Jackson Beard, director of training at Securité Gun Club in Woodinville, Wash., teaches introductory classes for kids as young as eight. The class includes the standard gun safety message for kids that the National Rifle Association has preached for decades with its “Eddie the Eagle” cartoons about what kids should do if they find a gun: stop, don’t touch, run away and tell a grown up.
But Beard says real gun safety education needs to go further and show kids — with their parents’ permission — how to fire a weapon.
“If we don’t teach our kids that, who will? And the answer is, no one,” he says. “And I would rather raise a responsible generation of gun owners than a generation of gun owners that has never been exposed to the safety message, the respect message, the message of how these guns are to be properly used.” …
Beard says the groups putting up those warnings (about being at least 18 on gun makers’ web sites) are “over-lawyered.”

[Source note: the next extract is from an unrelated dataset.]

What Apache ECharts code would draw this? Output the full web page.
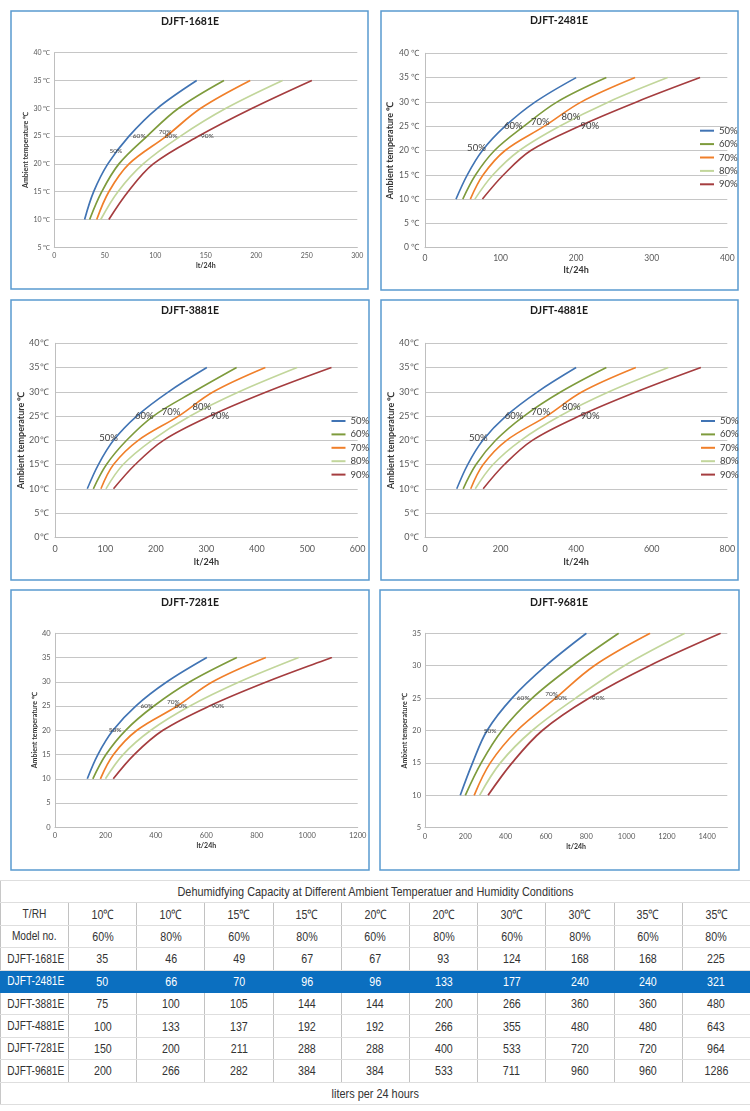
<!DOCTYPE html>
<html>
<head>
<meta charset="utf-8">
<script src="https://cdn.jsdelivr.net/npm/echarts/dist/echarts.min.js"></script>
<style>
  html, body { margin: 0; padding: 0; background: #fff; }
  #wrap { position: relative; width: 750px; height: 1111px; overflow: hidden; }
  #chart { position: absolute; left: 0; top: 0; width: 750px; height: 876px; }
  #tbl { position: absolute; left: 0; top: 880px; width: 750px; border-collapse: collapse; table-layout: fixed;
         font-size: 13px; color: #333; }
  #tbl tr { height: 22.4px; }
  #tbl td { padding: 0; text-align: center; white-space: nowrap; overflow: hidden;
            border-left: 1px solid #c2c2c2; border-right: 1px solid #c2c2c2;
            border-top: 1px solid #dedede; border-bottom: 1px solid #dedede; }
  #tbl td.first { font-size: 12.4px; }
  #tbl td.span { border-left: 1px solid #c8c8c8; border-right: 1px solid #c8c8c8; font-size: 13.3px; }
  #tbl tr.hl td { background: #0B6FC0; color: #fff; border-color: #0B6FC0; }
  #tbl span { display: inline-block; }
</style>
</head>
<body>
<div id="wrap">
  <div id="chart"></div>
  <table id="tbl"></table>
</div>
<script>
// ---------------- DATA ----------------
const temps = [10, 15, 20, 25, 30, 35];
const rhNames = ['50%', '60%', '70%', '80%', '90%'];

const cap1681 = [
  [30, 39, 53, 74, 102, 141],
  [35, 47, 64, 92, 123, 168],
  [42, 54, 74, 111, 145, 194],
  [46, 63, 88, 125, 170, 226],
  [54, 73, 98, 143, 196, 255]
];
const cap2481 = [
  [41, 56, 76, 106, 146, 200],
  [50, 67, 92, 131, 175, 240],
  [60, 77, 106, 158, 207, 278],
  [66, 90, 125, 178, 243, 321],
  [76, 104, 140, 204, 280, 364]
];
const cap3881 = [
  [64, 86, 116, 162, 225, 301],
  [76, 102, 142, 195, 275, 360],
  [91, 116, 165, 245, 314, 417],
  [101, 135, 192, 268, 365, 480],
  [116, 159, 215, 307, 420, 548]
];
const cap4881 = [
  [84, 113, 153, 214, 298, 400],
  [101, 135, 187, 262, 360, 480],
  [121, 154, 216, 322, 416, 558],
  [133, 180, 254, 357, 487, 644],
  [154, 210, 284, 408, 560, 730]
];
const cap7281 = [
  [128, 170, 230, 320, 444, 602],
  [150, 202, 280, 392, 535, 721],
  [180, 232, 325, 485, 625, 836],
  [200, 270, 380, 535, 732, 966],
  [231, 314, 428, 612, 840, 1098]
];
const cap9681 = [
  [175, 236, 308, 432, 600, 801],
  [200, 279, 382, 532, 732, 961],
  [244, 324, 457, 648, 840, 1117],
  [271, 374, 532, 748, 989, 1289],
  [313, 432, 582, 815, 1114, 1467]
];

const tableTitle = 'Dehumidfying Capacity at Different Ambient Temperatuer and Humidity Conditions';
const tableTempRow = ['T/RH', '10℃', '10℃', '15℃', '15℃', '20℃', '20℃', '30℃', '30℃', '35℃', '35℃'];
const tableRhRow = ['Model no.', '60%', '80%', '60%', '80%', '60%', '80%', '60%', '80%', '60%', '80%'];
const tableModels = ['DJFT-1681E', 'DJFT-2481E', 'DJFT-3881E', 'DJFT-4881E', 'DJFT-7281E', 'DJFT-9681E'];
const tableValues = [
  [35, 46, 49, 67, 67, 93, 124, 168, 168, 225],
  [50, 66, 70, 96, 96, 133, 177, 240, 240, 321],
  [75, 100, 105, 144, 144, 200, 266, 360, 360, 480],
  [100, 133, 137, 192, 192, 266, 355, 480, 480, 643],
  [150, 200, 211, 288, 288, 400, 533, 720, 720, 964],
  [200, 266, 282, 384, 384, 533, 711, 960, 960, 1286]
];
const tableFooter = 'liters per 24 hours';
const highlightModel = 'DJFT-2481E';

// ---------------- LAYOUT / STYLE ----------------
const colors = ['#4174B4', '#7E9B3C', '#F07F2A', '#C2D69B', '#A53D3F'];
const FONT = 'Lato, "Open Sans", sans-serif';
const labelIdx = [2, 3, 3, 3, 3];

const panels = [
  { title: 'DJFT-1681E', data: cap1681, box: [11, 11, 357, 278], tx: 190, ty: 16,
    grid: { left: 54.3, top: 52.7, width: 303, height: 194.6 },
    x: [0, 300, 50], y: [5, 40, 5], unit: ' ℃', tick: 7, name: 7, ygap: 20, xgap: 15, ym: 4, xm: 5,
    lbl: 6.5, offs: [[8, -13], [-8, 0], [-1.4, -4], [-9.5, 0], [8.6, 0]], legend: null },
  { title: 'DJFT-2481E', data: cap2481, box: [381, 11, 357, 279], tx: 559, ty: 15.5,
    grid: { left: 425, top: 53.3, width: 302.3, height: 194.4 },
    x: [0, 400, 100], y: [0, 40, 5], unit: ' ℃', tick: 8.5, name: 9, ygap: 30, xgap: 18, ym: 6, xm: 6.5,
    lbl: 9.5, offs: [[-6, -2.5], [-10.6, 0], [-4, -4.4], [11.4, -9], [10.6, 0]], legend: { left: 700, top: 124 } },
  { title: 'DJFT-3881E', data: cap3881, box: [11, 300, 358, 280], tx: 190, ty: 305,
    grid: { left: 55, top: 343.3, width: 302.7, height: 194 },
    x: [0, 600, 100], y: [0, 40, 5], unit: '℃', tick: 9, name: 9, ygap: 29, xgap: 20, ym: 6.5, xm: 7,
    lbl: 9.5, offs: [[-5, -2], [-9, 0], [-7.6, -4], [11.5, -9], [10, 0]], legend: { left: 331.5, top: 414.3 } },
  { title: 'DJFT-4881E', data: cap4881, box: [381, 300, 357, 280], tx: 559, ty: 305,
    grid: { left: 425, top: 343.3, width: 302.3, height: 194 },
    x: [0, 800, 200], y: [0, 40, 5], unit: '℃', tick: 9, name: 9, ygap: 29.5, xgap: 20, ym: 6.5, xm: 7,
    lbl: 9.5, offs: [[-4.5, -2], [-10, 0], [-6, -4], [11.5, -9.5], [11, 0]], legend: { left: 701, top: 414.3 } },
  { title: 'DJFT-7281E', data: cap7281, box: [11, 590, 358, 280], tx: 190, ty: 597,
    grid: { left: 55, top: 633.3, width: 302.7, height: 194 },
    x: [0, 1200, 200], y: [0, 40, 5], unit: '', tick: 7.5, name: 7, ygap: 13, xgap: 15, ym: 4.3, xm: 4.7,
    lbl: 6.5, offs: [[2, 0], [-7, 0], [-4, -4.5], [-9, 0], [8.5, 0]], legend: null },
  { title: 'DJFT-9681E', data: cap9681, box: [380, 590, 359, 280], tx: 559, ty: 597,
    grid: { left: 425, top: 633.3, width: 302.3, height: 194.4 },
    x: [0, 1500, 200], y: [5, 35, 5], unit: '', tick: 7.5, name: 7, ygap: 13, xgap: 15.5, ym: 4, xm: 4.5,
    lbl: 6.5, offs: [[3, 0], [-9, 0], [-4, -4], [-15, 0], [9, 0]], legend: null, hideMax: true }
];

const option = {
  animation: false,
  backgroundColor: '#fff',
  title: [], grid: [], xAxis: [], yAxis: [], series: [], legend: [], graphic: []
};

panels.forEach((p, i) => {
  option.graphic.push({
    type: 'rect', silent: true, z: -10,
    shape: { x: p.box[0], y: p.box[1], width: p.box[2], height: p.box[3] },
    style: { fill: '#fff', stroke: '#5A9BD0', lineWidth: 1.5 }
  });
  option.title.push({
    text: p.title, left: p.tx, top: p.ty, textAlign: 'center', padding: 0,
    textStyle: { fontSize: 10.5, fontWeight: 'bold', color: '#1a1a1a', fontFamily: FONT }
  });
  option.grid.push(Object.assign({ containLabel: false, outerBoundsMode: 'none' }, p.grid));
  option.xAxis.push({
    type: 'value', gridIndex: i, min: p.x[0], max: p.x[1], interval: p.x[2],
    name: 'lt/24h', nameLocation: 'middle', nameGap: p.xgap,
    nameTextStyle: { fontSize: p.name, fontWeight: 'bold', color: '#333', fontFamily: FONT, verticalAlign: 'top' },
    axisLine: { show: true, lineStyle: { color: '#bfbfbf', width: 1 } },
    axisTick: { show: false },
    splitLine: { show: false },
    axisLabel: { fontSize: p.tick, color: '#595959', margin: p.xm, fontFamily: FONT,
                 formatter: v => String(v), showMaxLabel: !p.hideMax, hideOverlap: false }
  });
  option.yAxis.push({
    type: 'value', gridIndex: i, min: p.y[0], max: p.y[1], interval: p.y[2],
    name: 'Ambient temperature ℃', nameLocation: 'middle', nameRotate: 90, nameGap: p.ygap,
    nameTextStyle: { fontSize: p.name, fontWeight: 'bold', color: '#333', fontFamily: FONT },
    axisLine: { show: true, lineStyle: { color: '#bfbfbf', width: 1 } },
    axisTick: { show: false },
    splitLine: { show: true, lineStyle: { color: '#c6c6c6', width: 1 } },
    axisLabel: { fontSize: p.tick, color: '#595959', margin: p.ym, fontFamily: FONT,
                 formatter: v => v + p.unit, hideOverlap: false }
  });
  rhNames.forEach((nm, k) => {
    const idx = labelIdx[k];
    option.series.push({
      type: 'line', name: nm, xAxisIndex: i, yAxisIndex: i,
      smooth: 0.35, symbol: 'none', showSymbol: false,
      lineStyle: { color: colors[k], width: p.lbl > 8 ? 1.6 : 1.7 },
      itemStyle: { color: colors[k] },
      data: temps.map((t, j) => [p.data[k][j], t]),
      markPoint: {
        symbol: 'circle', symbolSize: 0, silent: true, animation: false,
        itemStyle: { color: 'rgba(0,0,0,0)' },
        data: [{
          coord: [p.data[k][idx], temps[idx]],
          label: { show: true, formatter: nm, position: 'inside', offset: p.offs[k],
                   fontSize: p.lbl, color: '#404040', fontFamily: FONT }
        }]
      }
    });
  });
  if (p.legend) {
    option.legend.push({
      orient: 'vertical', left: p.legend.left, top: p.legend.top, padding: 0,
      data: rhNames.slice(), icon: 'rect', itemWidth: 14, itemHeight: 2, itemGap: 0,
      selectedMode: false,
      textStyle: { fontSize: 9.5, color: '#404040', fontFamily: FONT, lineHeight: 13.4 }
    });
  }
});

const chart = echarts.init(document.getElementById('chart'), null, { renderer: 'canvas' });
chart.setOption(option);

// ---------------- TABLE ----------------
function fontAvailable(name) {
  const c = document.createElement('canvas').getContext('2d');
  const s = 'DJFT-1681E 0123456789 Temperature';
  c.font = '20px monospace';
  const a = c.measureText(s).width;
  c.font = '20px "' + name + '", monospace';
  const b = c.measureText(s).width;
  return a !== b;
}
const narrow = fontAvailable('Liberation Sans Narrow');
const tbl = document.getElementById('tbl');
tbl.style.fontFamily = narrow ? '"Liberation Sans Narrow", sans-serif' : '"Liberation Sans", Arial, sans-serif';
const sx = narrow ? '' : ' style="transform:scaleX(0.82)"';
const cell = (t, j) => '<td' + (j === 0 ? ' class="first"' : '') + '><span' + sx + '>' + t + '</span></td>';
let html = '<colgroup><col style="width:68px">' + '<col style="width:68.2px">'.repeat(10) + '</colgroup>';
html += '<tr><td class="span" colspan="11"><span' + sx + '>' + tableTitle + '</span></td></tr>';
html += '<tr>' + tableTempRow.map(cell).join('') + '</tr>';
html += '<tr>' + tableRhRow.map(cell).join('') + '</tr>';
tableModels.forEach((m, r) => {
  html += '<tr' + (m === highlightModel ? ' class="hl"' : '') + '>' + [m].concat(tableValues[r]).map(cell).join('') + '</tr>';
});
html += '<tr><td class="span" colspan="11"><span' + sx + '>' + tableFooter + '</span></td></tr>';
tbl.innerHTML = html;
</script>
</body>
</html>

“I have to take issue with the [idea] that education is somehow ‘marketing firearms to kids.’ It demonstrates a misunderstanding or even a irrational fear of firearms as tools,” he says.
— Martin Kaste in Amid Concerns About Kids and Guns, Some Say Training Is the Answer
Project Appleseed is an excellent example of a program that not only teaches firearms safety and shooting protocols, but also teaches civic responsibility. and patriotism.